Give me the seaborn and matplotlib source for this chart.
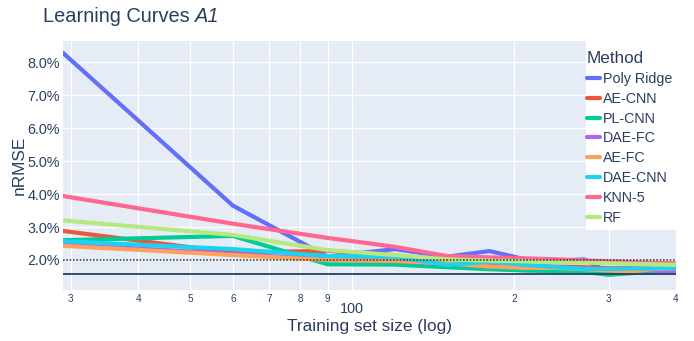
import matplotlib
matplotlib.use("Agg")
import pandas as pd
import matplotlib.pyplot as plt
import seaborn as sns
from matplotlib.patches import Rectangle
from matplotlib.ticker import FixedLocator, FixedFormatter, NullLocator, FuncFormatter

# data (nRMSE in %)
sizes = [29, 60, 90, 120, 150, 180, 210, 240, 270, 300, 330, 360, 400]
methods = ["Poly Ridge", "AE-CNN", "PL-CNN", "DAE-FC", "AE-FC", "DAE-CNN", "KNN-5", "RF"]
poly_ridge = [8.28, 3.65, 2.10, 2.33, 2.10, 2.27, 2.02, 1.97, 2.02, 1.62, 1.66, 1.70, 1.75]
ae_cnn = [2.88, 2.22, 2.28, 2.15, 1.90, 1.85, 1.82, 1.80, 1.78, 1.75, 1.75, 1.74, 1.75]
pl_cnn = [2.60, 2.73, 1.87, 1.86, 1.78, 1.72, 1.68, 1.66, 1.64, 1.55, 1.60, 1.63, 1.65]
dae_fc = [2.48, 2.18, 2.02, 1.98, 1.88, 1.85, 1.82, 1.78, 1.75, 1.70, 1.70, 1.68, 1.65]
ae_fc = [2.43, 2.15, 2.00, 1.97, 1.90, 1.80, 1.76, 1.76, 1.72, 1.68, 1.65, 1.72, 1.75]
dae_cnn = [2.57, 2.33, 2.12, 2.10, 1.85, 1.95, 1.85, 1.78, 1.73, 1.73, 1.74, 1.74, 1.75]
knn_5 = [3.94, 3.10, 2.67, 2.40, 2.12, 2.08, 2.05, 2.02, 1.99, 1.96, 1.93, 1.92, 1.90]
rf = [3.20, 2.76, 2.30, 2.15, 2.02, 1.98, 1.96, 1.93, 1.92, 1.90, 1.88, 1.87, 1.85]
ref_dotted = 2.0
ref_solid = 1.57

colors = ["#636efa", "#EF553B", "#00cc96", "#ab63fa", "#FFA15A", "#19d3f3", "#FF6692", "#B6E880"]
x_ticks = [30, 40, 50, 60, 70, 80, 90, 100, 200, 300, 400]
x_labels = ["3", "4", "5", "6", "7", "8", "9", "100", "2", "3", "4"]
y_ticks = [2, 3, 4, 5, 6, 7, 8]

series = [poly_ridge, ae_cnn, pl_cnn, dae_fc, ae_fc, dae_cnn, knn_5, rf]
df = pd.DataFrame({
    "size": sizes * len(methods),
    "nrmse": [v for s in series for v in s],
    "Method": [m for m in methods for _ in sizes],
})

txt = "#2a3f5f"
sns.set_theme(style="darkgrid", rc={"axes.facecolor": "#E5ECF6", "grid.color": "white",
                                    "grid.linewidth": 0.9})
plt.rcParams["font.family"] = ["Liberation Sans", "DejaVu Sans"]
plt.rcParams["text.color"] = txt
plt.rcParams["axes.labelcolor"] = txt
plt.rcParams["xtick.color"] = txt
plt.rcParams["ytick.color"] = txt

fig = plt.figure(figsize=(6.94, 3.41), dpi=100)
ax = fig.add_axes([63 / 694, 1 - 290 / 341, 613 / 694, 249 / 341])

sns.lineplot(data=df, x="size", y="nrmse", hue="Method", palette=colors,
             linewidth=3, ax=ax)

ax.axhline(ref_dotted, color="#444444", linestyle=(0, (1, 1)), linewidth=1.2, zorder=4)
ax.axhline(ref_solid, color=txt, linewidth=1.3, zorder=4)

ax.set_xscale("log")
ax.set_xlim(29, 400)
ax.set_ylim(1.09, 8.64)
ax.xaxis.set_major_locator(FixedLocator(x_ticks))
ax.xaxis.set_major_formatter(FixedFormatter(x_labels))
ax.xaxis.set_minor_locator(NullLocator())
ax.set_yticks(y_ticks)
ax.yaxis.set_major_formatter(FuncFormatter(lambda v, p: f"{v:.1f}%"))
ax.tick_params(axis="both", length=0)
ax.tick_params(axis="y", labelsize=10.4, pad=2)
for sp in ax.spines.values():
    sp.set_visible(False)

fig.canvas.draw()
for tick, lab in zip(ax.xaxis.get_major_ticks(), x_labels):
    if lab == "100":
        tick.label1.set_fontsize(10.4)
        tick.set_pad(8.5)
    else:
        tick.label1.set_fontsize(7.2)
        tick.set_pad(3)

ax.set_xlabel("Training set size (log)", fontsize=12.4)
ax.set_ylabel("nRMSE", fontsize=12.4)
ax.xaxis.set_label_coords(0.5, -0.145)
ax.yaxis.set_label_coords(-0.072, 0.5)
ax.xaxis.label.set_va("center")
ax.yaxis.label.set_va("center")

# white legend panel over the plot corner
ax.add_patch(Rectangle((586 / 694, 1 - 230 / 341), 108 / 694, 189 / 341,
                       transform=fig.transFigure, facecolor="white", edgecolor="none",
                       zorder=4.5, clip_on=False))
leg = ax.legend(title="Method", loc="upper left", bbox_to_anchor=(587 / 694, 1 - 51 / 341),
                bbox_transform=fig.transFigure, frameon=False, fontsize=10.3,
                title_fontsize=12.3, handlelength=0.9, handletextpad=0.2,
                labelspacing=0.41, borderpad=0, borderaxespad=0, alignment="left")
leg.set_zorder(6)
for line in leg.get_lines():
    line.set_linewidth(3)

t1 = fig.text(43 / 694, 1 - 22.5 / 341, "Learning Curves ", fontsize=14.4, va="baseline")
fig.canvas.draw()
bb = t1.get_window_extent().transformed(fig.transFigure.inverted())
fig.text(bb.x1, 1 - 22.5 / 341, "A1", fontsize=14.4, va="baseline", style="italic")

plt.savefig("out.png", dpi=100)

=-=-=-=-=

The data above should be repeated exactly, minus any pictures.

Give me the seaborn and matplotlib source for this chart.
import matplotlib
matplotlib.use("Agg")
import pandas as pd
import matplotlib.pyplot as plt
import seaborn as sns
from matplotlib.patches import Rectangle
from matplotlib.ticker import FixedLocator, FixedFormatter, NullLocator, FuncFormatter

# data (nRMSE in %)
sizes = [29, 60, 90, 120, 150, 180, 210, 240, 270, 300, 330, 360, 400]
methods = ["Poly Ridge", "AE-CNN", "PL-CNN", "DAE-FC", "AE-FC", "DAE-CNN", "KNN-5", "RF"]
poly_ridge = [8.28, 3.65, 2.10, 2.33, 2.10, 2.27, 2.02, 1.97, 2.02, 1.62, 1.66, 1.70, 1.75]
ae_cnn = [2.88, 2.22, 2.28, 2.15, 1.90, 1.85, 1.82, 1.80, 1.78, 1.75, 1.75, 1.74, 1.75]
pl_cnn = [2.60, 2.73, 1.87, 1.86, 1.78, 1.72, 1.68, 1.66, 1.64, 1.55, 1.60, 1.63, 1.65]
dae_fc = [2.48, 2.18, 2.02, 1.98, 1.88, 1.85, 1.82, 1.78, 1.75, 1.70, 1.70, 1.68, 1.65]
ae_fc = [2.43, 2.15, 2.00, 1.97, 1.90, 1.80, 1.76, 1.76, 1.72, 1.68, 1.65, 1.72, 1.75]
dae_cnn = [2.57, 2.33, 2.12, 2.10, 1.85, 1.95, 1.85, 1.78, 1.73, 1.73, 1.74, 1.74, 1.75]
knn_5 = [3.94, 3.10, 2.67, 2.40, 2.12, 2.08, 2.05, 2.02, 1.99, 1.96, 1.93, 1.92, 1.90]
rf = [3.20, 2.76, 2.30, 2.15, 2.02, 1.98, 1.96, 1.93, 1.92, 1.90, 1.88, 1.87, 1.85]
ref_dotted = 2.0
ref_solid = 1.57

colors = ["#636efa", "#EF553B", "#00cc96", "#ab63fa", "#FFA15A", "#19d3f3", "#FF6692", "#B6E880"]
x_ticks = [30, 40, 50, 60, 70, 80, 90, 100, 200, 300, 400]
x_labels = ["3", "4", "5", "6", "7", "8", "9", "100", "2", "3", "4"]
y_ticks = [2, 3, 4, 5, 6, 7, 8]

series = [poly_ridge, ae_cnn, pl_cnn, dae_fc, ae_fc, dae_cnn, knn_5, rf]
df = pd.DataFrame({
    "size": sizes * len(methods),
    "nrmse": [v for s in series for v in s],
    "Method": [m for m in methods for _ in sizes],
})

txt = "#2a3f5f"
sns.set_theme(style="darkgrid", rc={"axes.facecolor": "#E5ECF6", "grid.color": "white",
                                    "grid.linewidth": 0.9})
plt.rcParams["font.family"] = ["Liberation Sans", "DejaVu Sans"]
plt.rcParams["text.color"] = txt
plt.rcParams["axes.labelcolor"] = txt
plt.rcParams["xtick.color"] = txt
plt.rcParams["ytick.color"] = txt

fig = plt.figure(figsize=(6.94, 3.41), dpi=100)
ax = fig.add_axes([63 / 694, 1 - 290 / 341, 613 / 694, 249 / 341])

sns.lineplot(data=df, x="size", y="nrmse", hue="Method", palette=colors,
             linewidth=3, ax=ax)

ax.axhline(ref_dotted, color="#444444", linestyle=(0, (1, 1)), linewidth=1.2, zorder=4)
ax.axhline(ref_solid, color=txt, linewidth=1.3, zorder=4)

ax.set_xscale("log")
ax.set_xlim(29, 400)
ax.set_ylim(1.09, 8.64)
ax.xaxis.set_major_locator(FixedLocator(x_ticks))
ax.xaxis.set_major_formatter(FixedFormatter(x_labels))
ax.xaxis.set_minor_locator(NullLocator())
ax.set_yticks(y_ticks)
ax.yaxis.set_major_formatter(FuncFormatter(lambda v, p: f"{v:.1f}%"))
ax.tick_params(axis="both", length=0)
ax.tick_params(axis="y", labelsize=10.4, pad=2)
for sp in ax.spines.values():
    sp.set_visible(False)

fig.canvas.draw()
for tick, lab in zip(ax.xaxis.get_major_ticks(), x_labels):
    if lab == "100":
        tick.label1.set_fontsize(10.4)
        tick.set_pad(8.5)
    else:
        tick.label1.set_fontsize(7.2)
        tick.set_pad(3)

ax.set_xlabel("Training set size (log)", fontsize=12.4)
ax.set_ylabel("nRMSE", fontsize=12.4)
ax.xaxis.set_label_coords(0.5, -0.145)
ax.yaxis.set_label_coords(-0.072, 0.5)
ax.xaxis.label.set_va("center")
ax.yaxis.label.set_va("center")

# white legend panel over the plot corner
ax.add_patch(Rectangle((586 / 694, 1 - 230 / 341), 108 / 694, 189 / 341,
                       transform=fig.transFigure, facecolor="white", edgecolor="none",
                       zorder=4.5, clip_on=False))
leg = ax.legend(title="Method", loc="upper left", bbox_to_anchor=(587 / 694, 1 - 51 / 341),
                bbox_transform=fig.transFigure, frameon=False, fontsize=10.3,
                title_fontsize=12.3, handlelength=0.9, handletextpad=0.2,
                labelspacing=0.41, borderpad=0, borderaxespad=0, alignment="left")
leg.set_zorder(6)
for line in leg.get_lines():
    line.set_linewidth(3)

t1 = fig.text(43 / 694, 1 - 22.5 / 341, "Learning Curves ", fontsize=14.4, va="baseline")
fig.canvas.draw()
bb = t1.get_window_extent().transformed(fig.transFigure.inverted())
fig.text(bb.x1, 1 - 22.5 / 341, "A1", fontsize=14.4, va="baseline", style="italic")

plt.savefig("out.png", dpi=100)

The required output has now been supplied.